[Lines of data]
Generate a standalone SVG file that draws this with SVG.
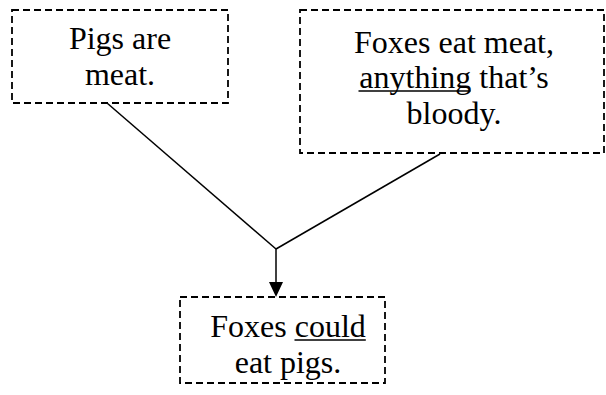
<svg xmlns="http://www.w3.org/2000/svg" width="606" height="395" viewBox="0 0 606 395">
  <style>
    .box { fill: #ffffff; stroke: #000000; stroke-width: 1.8; stroke-dasharray: 7 4; }
    .label { font-size: 32px; fill: #000000; text-anchor: middle; }
    .edge { fill: none; stroke: #000000; stroke-width: 1.5; }
    .uline { stroke: #000000; stroke-width: 1.6; }
  </style>
  <rect width="606" height="395" fill="#ffffff"/>

  <g id="connectors">
    <line class="edge" x1="107" y1="103" x2="276" y2="249"/>
    <line class="edge" x1="440" y1="154" x2="276" y2="249"/>
    <path d="M276,249 L276,282" class="edge"/>
    <path d="M269,282 L283,282 L276,297 Z" fill="#000000"/>
  </g>

  <g font-family="Liberation Serif, Times New Roman, serif">
    <g id="pigs">
      <rect class="box" x="12" y="10" width="216" height="93"/>
      <text class="label" x="120" y="49">Pigs are</text>
      <text class="label" x="120" y="85">meat.</text>
    </g>

    <g id="foxes">
      <rect class="box" x="300" y="10" width="304" height="143"/>
      <text class="label" x="454" y="53">Foxes eat meat,</text>
      <text class="label" x="454" y="88">anything that’s</text>
      <line class="uline" x1="358.5" y1="91" x2="470.5" y2="91"/>
      <text class="label" x="454" y="124">bloody.</text>
    </g>

    <g id="conclusion">
      <rect class="box" x="180" y="297" width="205" height="86"/>
      <text class="label" x="288" y="337">Foxes could</text>
      <line class="uline" x1="294.5" y1="340" x2="365.8" y2="340"/>
      <text class="label" x="288" y="373">eat pigs.</text>
    </g>
  </g>
</svg>
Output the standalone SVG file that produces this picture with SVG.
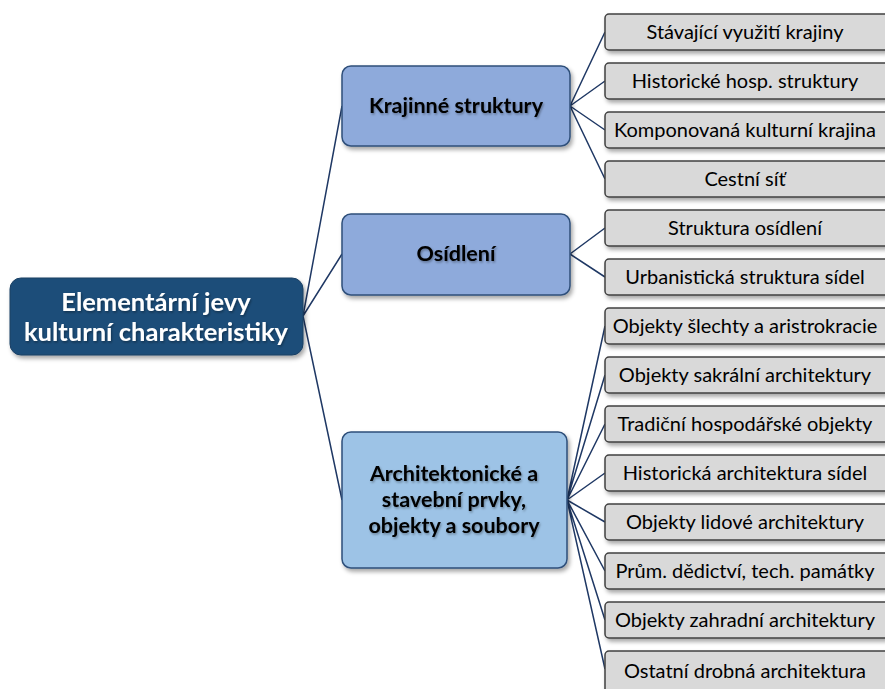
<svg xmlns="http://www.w3.org/2000/svg" width="885" height="689" viewBox="0 0 885 689">
<defs>
<filter id="sh" x="-10%" y="-10%" width="130%" height="140%">
<feDropShadow dx="2" dy="3" stdDeviation="2" flood-color="#000" flood-opacity="0.35"/>
</filter>
<filter id="ts" x="-5%" y="-20%" width="110%" height="150%">
<feDropShadow dx="1" dy="1.5" stdDeviation="0.8" flood-color="#000" flood-opacity="0.35"/>
</filter>
<style>
.root{fill:#1f4e79;stroke:#1a3f63;stroke-width:1}
.mid1{fill:#8eaadb;stroke:#2f4f7a;stroke-width:1.5}
.mid2{fill:#9dc3e6;stroke:#2f4f7a;stroke-width:1.5}
.leaf{fill:#d9d9d9;stroke:#404040;stroke-width:1.5}
.t{font-family:Lato,"Liberation Sans",Arial,sans-serif;text-anchor:middle;dominant-baseline:central}
.tr{fill:#fff;font-weight:bold;font-size:25.5px}
.tm{fill:#000;font-weight:bold;font-size:21.5px}
.tl{fill:#000;font-size:20px}
.c{stroke:#1f3864;stroke-width:1.5;fill:none}
</style>
</defs>
<rect width="885" height="689" fill="#fff"/>
<g id="connectors">
<path class="c" d="M303 316L342 106M303 316L342 254M303 316L342 500"/>
<path class="c" d="M570 106L605 32M570 106L605 81M570 106L605 130M570 106L605 179"/>
<path class="c" d="M570 254L605 228M570 254L605 277"/>
<path class="c" d="M567 500L605 326M567 500L605 375M567 500L605 424M567 500L605 473M567 500L605 522M567 500L605 571M567 500L605 620M567 500L605 669"/>
</g>
<g id="root">
<rect class="root" x="10" y="278" width="293" height="77" rx="11" filter="url(#sh)"/>
<text class="t tr" x="156" y="301" filter="url(#ts)">Elementární jevy</text>
<text class="t tr" x="156" y="331" filter="url(#ts)">kulturní charakteristiky</text>
</g>
<g id="krajinne">
<rect class="mid1" x="342" y="66" width="228" height="80" rx="9" filter="url(#sh)"/>
<text class="t tm" x="456" y="105" filter="url(#ts)">Krajinné struktury</text>
</g>
<g id="osidleni">
<rect class="mid1" x="342" y="214" width="228" height="81" rx="9" filter="url(#sh)"/>
<text class="t tm" x="456" y="253" filter="url(#ts)">Osídlení</text>
</g>
<g id="architektonicke">
<rect class="mid2" x="342" y="432" width="225" height="136" rx="9" filter="url(#sh)"/>
<text class="t tm" x="454" y="473" filter="url(#ts)">Architektonické a</text>
<text class="t tm" x="454" y="499" filter="url(#ts)">stavební prvky,</text>
<text class="t tm" x="454" y="525" filter="url(#ts)">objekty a soubory</text>
</g>
<g id="leaf1"><rect class="leaf" x="605" y="14" width="285" height="36" rx="4" filter="url(#sh)"/><text class="t tl" x="745" y="31">Stávající využití krajiny</text></g>
<g id="leaf2"><rect class="leaf" x="605" y="63" width="285" height="36" rx="4" filter="url(#sh)"/><text class="t tl" x="745" y="80">Historické hosp. struktury</text></g>
<g id="leaf3"><rect class="leaf" x="605" y="112" width="285" height="36" rx="4" filter="url(#sh)"/><text class="t tl" x="745" y="129">Komponovaná kulturní krajina</text></g>
<g id="leaf4"><rect class="leaf" x="605" y="161" width="285" height="36" rx="4" filter="url(#sh)"/><text class="t tl" x="745" y="178">Cestní síť</text></g>
<g id="leaf5"><rect class="leaf" x="605" y="210" width="285" height="36" rx="4" filter="url(#sh)"/><text class="t tl" x="745" y="227">Struktura osídlení</text></g>
<g id="leaf6"><rect class="leaf" x="605" y="259" width="285" height="36" rx="4" filter="url(#sh)"/><text class="t tl" x="745" y="276">Urbanistická struktura sídel</text></g>
<g id="leaf7"><rect class="leaf" x="605" y="308" width="285" height="36" rx="4" filter="url(#sh)"/><text class="t tl" x="745" y="325">Objekty šlechty a aristrokracie</text></g>
<g id="leaf8"><rect class="leaf" x="605" y="357" width="285" height="36" rx="4" filter="url(#sh)"/><text class="t tl" x="745" y="374">Objekty sakrální architektury</text></g>
<g id="leaf9"><rect class="leaf" x="605" y="406" width="285" height="36" rx="4" filter="url(#sh)"/><text class="t tl" x="745" y="423">Tradiční hospodářské objekty</text></g>
<g id="leaf10"><rect class="leaf" x="605" y="455" width="285" height="36" rx="4" filter="url(#sh)"/><text class="t tl" x="745" y="472">Historická architektura sídel</text></g>
<g id="leaf11"><rect class="leaf" x="605" y="504" width="285" height="36" rx="4" filter="url(#sh)"/><text class="t tl" x="745" y="521">Objekty lidové architektury</text></g>
<g id="leaf12"><rect class="leaf" x="605" y="553" width="285" height="36" rx="4" filter="url(#sh)"/><text class="t tl" x="745" y="570">Prům. dědictví, tech. památky</text></g>
<g id="leaf13"><rect class="leaf" x="605" y="602" width="285" height="36" rx="4" filter="url(#sh)"/><text class="t tl" x="745" y="619">Objekty zahradní architektury</text></g>
<g id="leaf14"><rect class="leaf" x="605" y="651" width="285" height="46" rx="4" filter="url(#sh)"/><text class="t tl" x="745" y="670">Ostatní drobná architektura</text></g>
</svg>
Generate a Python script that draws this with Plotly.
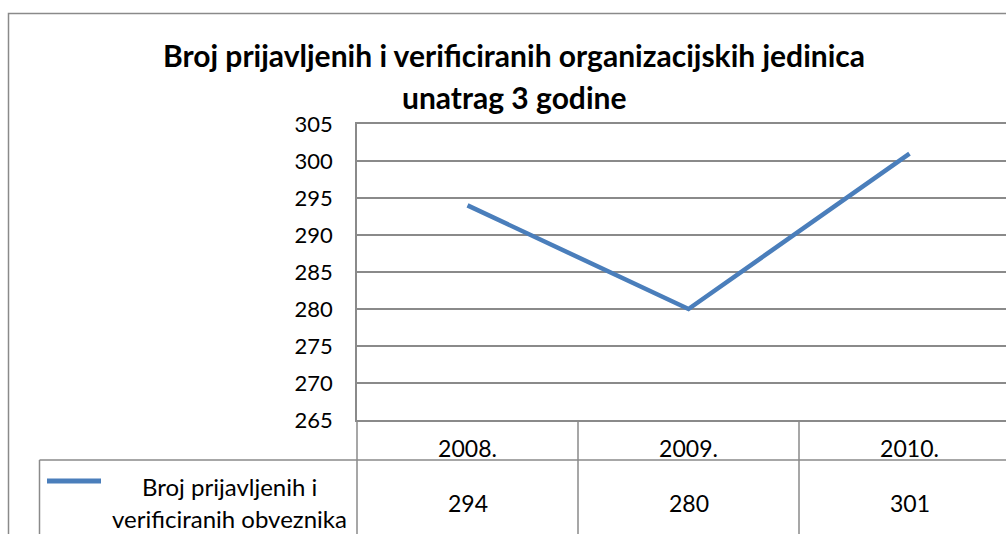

▶ [REQUIRED TASK] For the listing above, identify each line bearing "standalone".

▶ [WRITTEN SOLUTION]
Generate a standalone SVG file that draws this with SVG.
Output the standalone SVG file that produces this picture with SVG.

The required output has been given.